The endocytosis of ricin, horseradish peroxidase (HRP), and a conjugate of ricin-HRP by monolayer cultures of murine neuroblastoma was studied using morphological and biochemical techniques.

The binding of (125)I-ricin and (125)I-ricin-HRP to cells at 4 degrees C, as a function of ligand concentration, was a saturable process. The apparent affinity constants, determined at equilibrium, were 2.8 X 10(6) M(-1) for ricin and 1 x 10(6) M(-1) for ricin-HRP. The number of binding sites per cell was 8 x 10(7) and 3 x 10(7) for the lectin and the conjugate, respectively. The binding of (125)I-ricin to monolayers as not proportional to cell density. We found reduced binding at higher cell concentrations, suggesting a decrease in the accessibility of the ligand for the receptor site or fewer sites with increasing cell population.

Neuroblastoma cells have an acid-phosphatase-positive network of cisternae and vesicles near the Golgi apparatus (GERL). Ricin-HRP undergoes endocytosis in vesicles and cisternae corresponding to GERL, and in residual bodies (dense bodies). The cellular uptake of ricin-HRP was 100-200 times greater than free HRP and there was no stimulation of fluid phase endocytosis by ricin. When monolayers were exposed to concentrations of native HRP 100-fold that of the conjugate, cellular uptake of peroxidase was comparable, but HRP was localized only in residual bodies and never in elements of GERL. These results support the conclusion that GERL is involved in the adsorptive endocytosis of ricin-HRP, while residual bodies are involved in the bulk uptake of HRP.
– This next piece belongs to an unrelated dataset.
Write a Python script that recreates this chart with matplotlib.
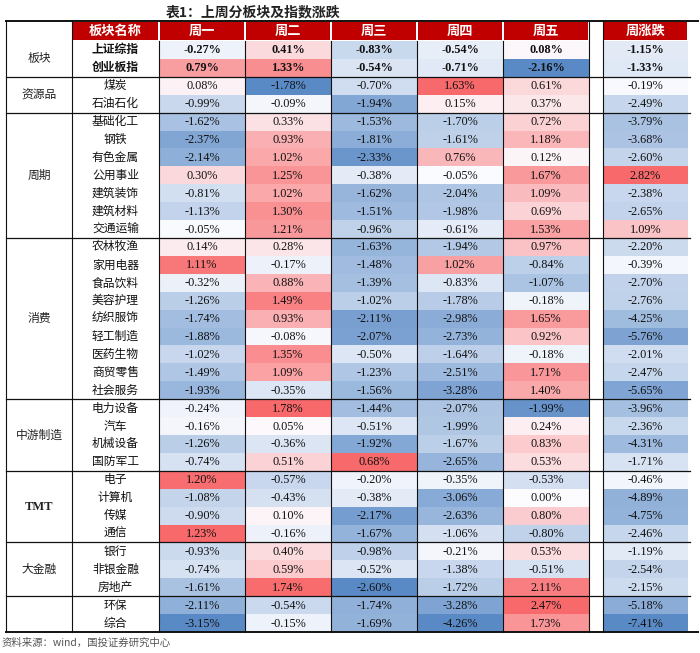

In addition, the binding, uptake, and possible recycling of (125)I- subunit B (the binding subunit) of ricin and of (125)I-ricin was examined by quantitative electron microscope autoradiography. Both ricin and its binding subunit displayed similar autoradiographic grain distributions at 4 degrees C, and there was no evidence of their breakdown or recycling to the plasma membrane during endocytosis for 2 h.